Recuerdo un titular periodístico, «El nuevo orden», que sobrevoló Mestalla con insistencia en los meses posteriores al doblete de 2004. Con el acuerdo de venta de las acciones de Paco Roig a Juan Soler -proceso tutelado por la Generalitat del Partido Popular- nacía una expresión rotunda. Pronunciarla daba seguridad. Sonaba a acero, hormigón y paz. El Valencia, decían, se instalaba en una mayoría accionarial que sería el muro que protegería a la entidad de todo amago de división societaria, una constante desde su conversión en SAD en 1992. Ya no cabían distracciones que aminorasen la velocidad de crucero del proclamado mejor club del mundo. El nuevo orden ayudaría a trazar proyectos sólidos, serenos, ejecutados desde las decididas mentes de las nuevas élites emergentes, en comunión perfecta con las administraciones.

Había tanta estabilidad y ausencia de contestación interna que (sonido de disco rayado) os preguntaréis como acabó urdiéndose una trama de secuestro entre expresidentes por no cobrar de la venta del club a un fondo uruguayo y que, para echarles, hubiera que organizar una ampliación de capital pagada por un banco que sería intervenido y que obligaría a un proceso de venta oscuro para acabar en manos de un magnate singapurés. En 2014 se daba una vuelta de tuerca al «nuevo orden», con dos cucharadas extra de grandilocuencia, hasta transformarlo en la «mayor transacción del fútbol mundial». La euforia desatada en el desembarco de Peter Lim era solo la desesperación de una ciudad con las defensas bajas.

La mayoría accionarial del Valencia ha ido aumentando en la última década sus porcentajes sin que ese fenómeno se haya traducido en perdurabilidad, raigambre, garantías. Todo lo contrario, ha ido acortando cada vez más la distancia con el acantilado y ha sido un mecanismo básicamente creado para sobrevivir y huir hacia adelante. Aquel 40% de Soler se transformó en 50,03% con la venta a Dalport, de ahí a una ampliación con el 76% en poder de una Fundación sin recursos y avalada por un gobierno autonómico.

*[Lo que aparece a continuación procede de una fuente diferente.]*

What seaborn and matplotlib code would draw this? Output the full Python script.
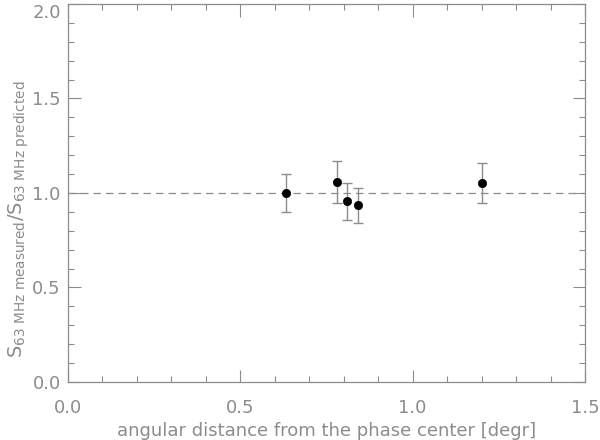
import matplotlib
matplotlib.use("Agg")
import matplotlib.pyplot as plt
import seaborn as sns
import pandas as pd
from matplotlib.ticker import MultipleLocator, FormatStrFormatter

# Data
distance = [0.632, 0.781, 0.810, 0.841, 1.201]
ratio = [1.00, 1.059, 0.955, 0.934, 1.053]
ratio_err = [0.10, 0.11, 0.097, 0.094, 0.108]

df = pd.DataFrame({
    "distance": distance,
    "ratio": ratio,
    "err": ratio_err
})

sns.set_style("ticks")
plt.rcParams["font.family"] = ["DejaVu Sans"]
plt.rcParams["mathtext.fontset"] = "dejavusans"

grey = "#8c8c8c"

fig = plt.figure(figsize=(6, 4.4), dpi=100)
ax = fig.add_axes([0.113, 0.132, 0.862, 0.859])

# Reference line at ratio = 1
ax.axhline(1.0, color=grey, lw=0.9, ls=(0, (6, 4)), zorder=1)

# Error bars
ax.errorbar(
    df["distance"],
    df["ratio"],
    yerr=df["err"],
    fmt="none",
    ecolor=grey,
    elinewidth=1.0,
    capsize=3.5,
    capthick=1.0,
    zorder=2
)

# Points
sns.scatterplot(
    data=df,
    x="distance",
    y="ratio",
    color="black",
    s=36,
    edgecolor="black",
    zorder=3,
    ax=ax
)

ax.set_xlim(0, 1.5)
ax.set_ylim(0, 2.0)

ax.xaxis.set_major_locator(MultipleLocator(0.5))
ax.xaxis.set_minor_locator(MultipleLocator(0.1))
ax.yaxis.set_major_locator(MultipleLocator(0.5))
ax.yaxis.set_minor_locator(MultipleLocator(0.1))
ax.xaxis.set_major_formatter(FormatStrFormatter("%.1f"))
ax.yaxis.set_major_formatter(FormatStrFormatter("%.1f"))

ax.tick_params(
    which="both",
    direction="in",
    top=True,
    right=True,
    colors=grey,
    labelcolor=grey,
    labelsize=13,
    width=0.8
)
ax.tick_params(which="major", length=9)
ax.tick_params(which="minor", length=4.5)
ax.tick_params(axis="x", which="major", pad=12)
ax.tick_params(axis="y", which="major", pad=5)

# keep the top label (2.0) inside the figure
fig.canvas.draw()
for tick in ax.yaxis.get_major_ticks():
    if abs(tick.get_loc() - 2.0) < 1e-6:
        tick.label1.set_verticalalignment("top")

for spine in ax.spines.values():
    spine.set_color(grey)
    spine.set_linewidth(0.9)
    spine.set_visible(True)

ax.set_xlabel(
    "angular distance from the phase center [degr]",
    color=grey,
    fontsize=13,
    labelpad=4
)
ax.set_ylabel(
    r"$\mathrm{S}_{\rm 63\ MHz\ measured}/\mathrm{S}_{\rm 63\ MHz\ predicted}$",
    color=grey,
    fontsize=14
)
ax.yaxis.set_label_coords(-0.072, 0.43)

fig.savefig("out.png", dpi=100)
plt.close(fig)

Para sobrevivir al desastre reciclado de su propia gestión, Lim ha ido aumentando su cuota hasta acaparar el 83%. No será el techo. Después de jibarizar el «fair play» de 160 millones a 30 en solo tres años, se acercará al 90% al acabar capitalizando parte de su deuda particular, y de cobro inviable a corto plazo, para tratar de aplazar el colapso.

En los 7 años de Lim en Mestalla, la trampa del nuevo orden ha sufrido una mutación. Aislado el exceso de «sentiment» como causante de la ceguera que llevó al club al ocaso, desde Meriton se ha proclamado que esa ausencia de pedigrí se contrarrestaría con la perspectiva cosmopolita de su visión del mundo.

Ante los bajos instintos del pueblo llano, la frialdad de un modelo global.

Si ya se despejaron las dudas de la carencia de sensibilidad para entender el mestallismo, las cifras del «fair play» han dejado claro que de capacidad de gestión tampoco se ha ido sobrado. Ni sentiment, ni negocio. Mientras el porcentaje accionarial siga escalando lentamente hacia el 100% para enmendar cada error cometido desde 2004, solo queda un consuelo: Mestalla puede volver a llenarse y es la única esperanza para rehabilitar todos los contrapesos que un día decidimos volar para comernos el mundo.